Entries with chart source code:
· · · · ·
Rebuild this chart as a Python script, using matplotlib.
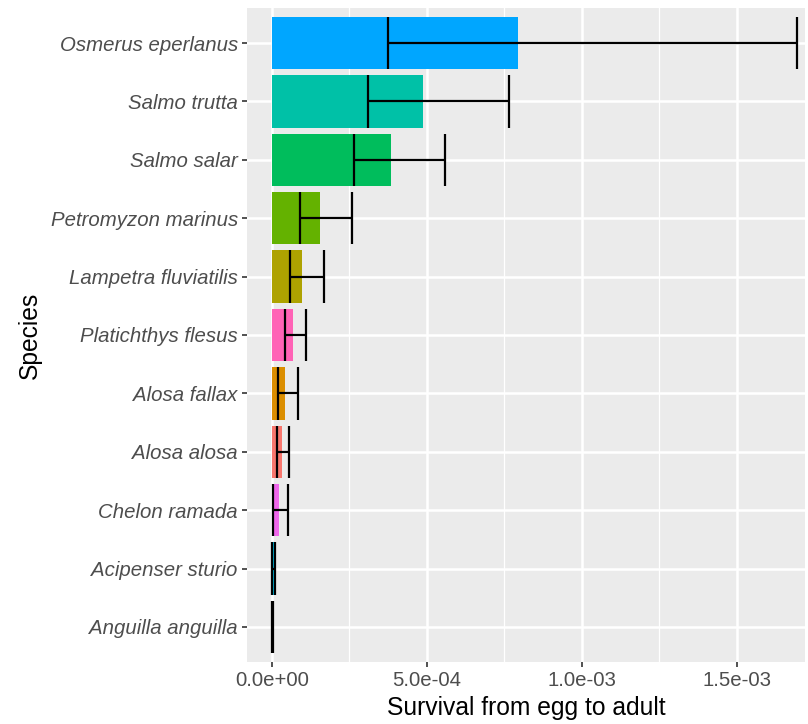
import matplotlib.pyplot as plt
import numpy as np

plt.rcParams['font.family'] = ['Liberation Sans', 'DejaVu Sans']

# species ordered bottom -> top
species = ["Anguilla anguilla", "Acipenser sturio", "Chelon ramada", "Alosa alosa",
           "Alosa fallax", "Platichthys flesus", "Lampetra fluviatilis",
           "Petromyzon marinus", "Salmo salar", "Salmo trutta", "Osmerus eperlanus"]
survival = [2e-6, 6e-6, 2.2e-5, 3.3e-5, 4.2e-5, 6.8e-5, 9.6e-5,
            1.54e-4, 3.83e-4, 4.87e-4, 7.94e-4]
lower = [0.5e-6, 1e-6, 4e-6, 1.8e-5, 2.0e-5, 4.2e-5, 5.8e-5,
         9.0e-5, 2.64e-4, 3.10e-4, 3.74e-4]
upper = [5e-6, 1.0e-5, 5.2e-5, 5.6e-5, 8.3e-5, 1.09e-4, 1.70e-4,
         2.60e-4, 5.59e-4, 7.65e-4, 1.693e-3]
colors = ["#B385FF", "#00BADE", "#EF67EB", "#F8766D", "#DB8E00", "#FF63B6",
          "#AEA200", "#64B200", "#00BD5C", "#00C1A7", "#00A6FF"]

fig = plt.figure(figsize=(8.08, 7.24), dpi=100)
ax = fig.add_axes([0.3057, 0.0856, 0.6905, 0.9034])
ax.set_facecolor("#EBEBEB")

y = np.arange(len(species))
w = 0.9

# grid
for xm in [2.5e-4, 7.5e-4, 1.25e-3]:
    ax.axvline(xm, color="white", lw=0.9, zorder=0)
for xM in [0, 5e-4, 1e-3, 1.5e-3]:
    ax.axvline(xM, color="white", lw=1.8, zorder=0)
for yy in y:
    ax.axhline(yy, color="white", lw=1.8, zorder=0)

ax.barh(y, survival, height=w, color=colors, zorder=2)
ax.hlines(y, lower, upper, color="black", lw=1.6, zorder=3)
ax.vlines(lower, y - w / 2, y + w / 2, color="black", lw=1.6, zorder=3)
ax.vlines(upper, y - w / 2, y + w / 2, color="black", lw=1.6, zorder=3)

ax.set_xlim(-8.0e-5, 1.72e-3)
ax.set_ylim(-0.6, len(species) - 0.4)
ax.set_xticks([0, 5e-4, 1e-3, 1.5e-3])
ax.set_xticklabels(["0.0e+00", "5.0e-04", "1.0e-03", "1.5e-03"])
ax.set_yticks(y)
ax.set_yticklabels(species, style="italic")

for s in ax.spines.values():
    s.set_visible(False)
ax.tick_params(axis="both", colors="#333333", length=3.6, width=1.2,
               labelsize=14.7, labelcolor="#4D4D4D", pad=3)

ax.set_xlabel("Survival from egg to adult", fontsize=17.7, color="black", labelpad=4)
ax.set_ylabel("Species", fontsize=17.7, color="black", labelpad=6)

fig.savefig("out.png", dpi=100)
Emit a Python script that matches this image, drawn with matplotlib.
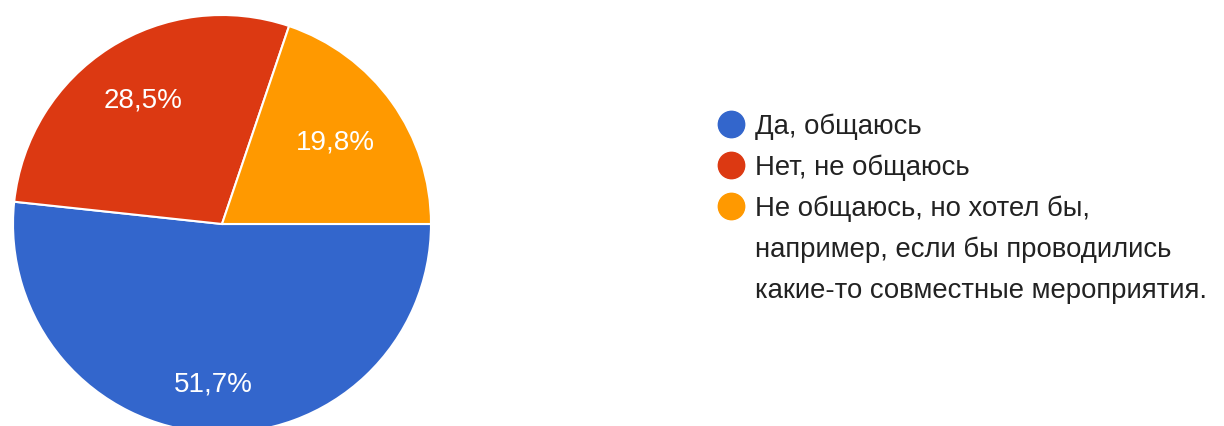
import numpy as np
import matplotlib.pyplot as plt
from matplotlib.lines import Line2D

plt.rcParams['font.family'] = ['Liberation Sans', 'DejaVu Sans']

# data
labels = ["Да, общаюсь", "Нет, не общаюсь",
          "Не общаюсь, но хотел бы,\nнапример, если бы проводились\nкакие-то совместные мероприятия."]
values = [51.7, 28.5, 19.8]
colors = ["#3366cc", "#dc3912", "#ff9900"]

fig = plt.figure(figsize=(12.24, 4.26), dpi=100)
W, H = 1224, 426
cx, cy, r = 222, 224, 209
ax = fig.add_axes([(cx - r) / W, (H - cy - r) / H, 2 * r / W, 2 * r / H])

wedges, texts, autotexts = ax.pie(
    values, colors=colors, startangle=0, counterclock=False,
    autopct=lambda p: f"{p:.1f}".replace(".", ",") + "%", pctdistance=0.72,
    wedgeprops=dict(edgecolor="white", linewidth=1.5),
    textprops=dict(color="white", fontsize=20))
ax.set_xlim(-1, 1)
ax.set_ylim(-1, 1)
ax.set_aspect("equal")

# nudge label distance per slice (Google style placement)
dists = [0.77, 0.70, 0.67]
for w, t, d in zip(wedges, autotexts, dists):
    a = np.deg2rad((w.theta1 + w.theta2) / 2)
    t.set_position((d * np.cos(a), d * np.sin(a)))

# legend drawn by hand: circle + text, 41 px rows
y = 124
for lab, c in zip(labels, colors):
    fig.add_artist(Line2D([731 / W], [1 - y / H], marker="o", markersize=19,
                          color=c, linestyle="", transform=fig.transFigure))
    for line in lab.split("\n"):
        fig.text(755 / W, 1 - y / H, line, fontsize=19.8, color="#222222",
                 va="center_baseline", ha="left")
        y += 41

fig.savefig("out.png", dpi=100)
· · · · ·
Direction:
Copy the listing over exactly, skipping the pictures it holds.

Answer to this problem:
Rebuild this chart as a Python script, using matplotlib.
import matplotlib.pyplot as plt
import numpy as np

plt.rcParams['font.family'] = ['Liberation Sans', 'DejaVu Sans']

# species ordered bottom -> top
species = ["Anguilla anguilla", "Acipenser sturio", "Chelon ramada", "Alosa alosa",
           "Alosa fallax", "Platichthys flesus", "Lampetra fluviatilis",
           "Petromyzon marinus", "Salmo salar", "Salmo trutta", "Osmerus eperlanus"]
survival = [2e-6, 6e-6, 2.2e-5, 3.3e-5, 4.2e-5, 6.8e-5, 9.6e-5,
            1.54e-4, 3.83e-4, 4.87e-4, 7.94e-4]
lower = [0.5e-6, 1e-6, 4e-6, 1.8e-5, 2.0e-5, 4.2e-5, 5.8e-5,
         9.0e-5, 2.64e-4, 3.10e-4, 3.74e-4]
upper = [5e-6, 1.0e-5, 5.2e-5, 5.6e-5, 8.3e-5, 1.09e-4, 1.70e-4,
         2.60e-4, 5.59e-4, 7.65e-4, 1.693e-3]
colors = ["#B385FF", "#00BADE", "#EF67EB", "#F8766D", "#DB8E00", "#FF63B6",
          "#AEA200", "#64B200", "#00BD5C", "#00C1A7", "#00A6FF"]

fig = plt.figure(figsize=(8.08, 7.24), dpi=100)
ax = fig.add_axes([0.3057, 0.0856, 0.6905, 0.9034])
ax.set_facecolor("#EBEBEB")

y = np.arange(len(species))
w = 0.9

# grid
for xm in [2.5e-4, 7.5e-4, 1.25e-3]:
    ax.axvline(xm, color="white", lw=0.9, zorder=0)
for xM in [0, 5e-4, 1e-3, 1.5e-3]:
    ax.axvline(xM, color="white", lw=1.8, zorder=0)
for yy in y:
    ax.axhline(yy, color="white", lw=1.8, zorder=0)

ax.barh(y, survival, height=w, color=colors, zorder=2)
ax.hlines(y, lower, upper, color="black", lw=1.6, zorder=3)
ax.vlines(lower, y - w / 2, y + w / 2, color="black", lw=1.6, zorder=3)
ax.vlines(upper, y - w / 2, y + w / 2, color="black", lw=1.6, zorder=3)

ax.set_xlim(-8.0e-5, 1.72e-3)
ax.set_ylim(-0.6, len(species) - 0.4)
ax.set_xticks([0, 5e-4, 1e-3, 1.5e-3])
ax.set_xticklabels(["0.0e+00", "5.0e-04", "1.0e-03", "1.5e-03"])
ax.set_yticks(y)
ax.set_yticklabels(species, style="italic")

for s in ax.spines.values():
    s.set_visible(False)
ax.tick_params(axis="both", colors="#333333", length=3.6, width=1.2,
               labelsize=14.7, labelcolor="#4D4D4D", pad=3)

ax.set_xlabel("Survival from egg to adult", fontsize=17.7, color="black", labelpad=4)
ax.set_ylabel("Species", fontsize=17.7, color="black", labelpad=6)

fig.savefig("out.png", dpi=100)
Emit a Python script that matches this image, drawn with matplotlib.
import numpy as np
import matplotlib.pyplot as plt
from matplotlib.lines import Line2D

plt.rcParams['font.family'] = ['Liberation Sans', 'DejaVu Sans']

# data
labels = ["Да, общаюсь", "Нет, не общаюсь",
          "Не общаюсь, но хотел бы,\nнапример, если бы проводились\nкакие-то совместные мероприятия."]
values = [51.7, 28.5, 19.8]
colors = ["#3366cc", "#dc3912", "#ff9900"]

fig = plt.figure(figsize=(12.24, 4.26), dpi=100)
W, H = 1224, 426
cx, cy, r = 222, 224, 209
ax = fig.add_axes([(cx - r) / W, (H - cy - r) / H, 2 * r / W, 2 * r / H])

wedges, texts, autotexts = ax.pie(
    values, colors=colors, startangle=0, counterclock=False,
    autopct=lambda p: f"{p:.1f}".replace(".", ",") + "%", pctdistance=0.72,
    wedgeprops=dict(edgecolor="white", linewidth=1.5),
    textprops=dict(color="white", fontsize=20))
ax.set_xlim(-1, 1)
ax.set_ylim(-1, 1)
ax.set_aspect("equal")

# nudge label distance per slice (Google style placement)
dists = [0.77, 0.70, 0.67]
for w, t, d in zip(wedges, autotexts, dists):
    a = np.deg2rad((w.theta1 + w.theta2) / 2)
    t.set_position((d * np.cos(a), d * np.sin(a)))

# legend drawn by hand: circle + text, 41 px rows
y = 124
for lab, c in zip(labels, colors):
    fig.add_artist(Line2D([731 / W], [1 - y / H], marker="o", markersize=19,
                          color=c, linestyle="", transform=fig.transFigure))
    for line in lab.split("\n"):
        fig.text(755 / W, 1 - y / H, line, fontsize=19.8, color="#222222",
                 va="center_baseline", ha="left")
        y += 41

fig.savefig("out.png", dpi=100)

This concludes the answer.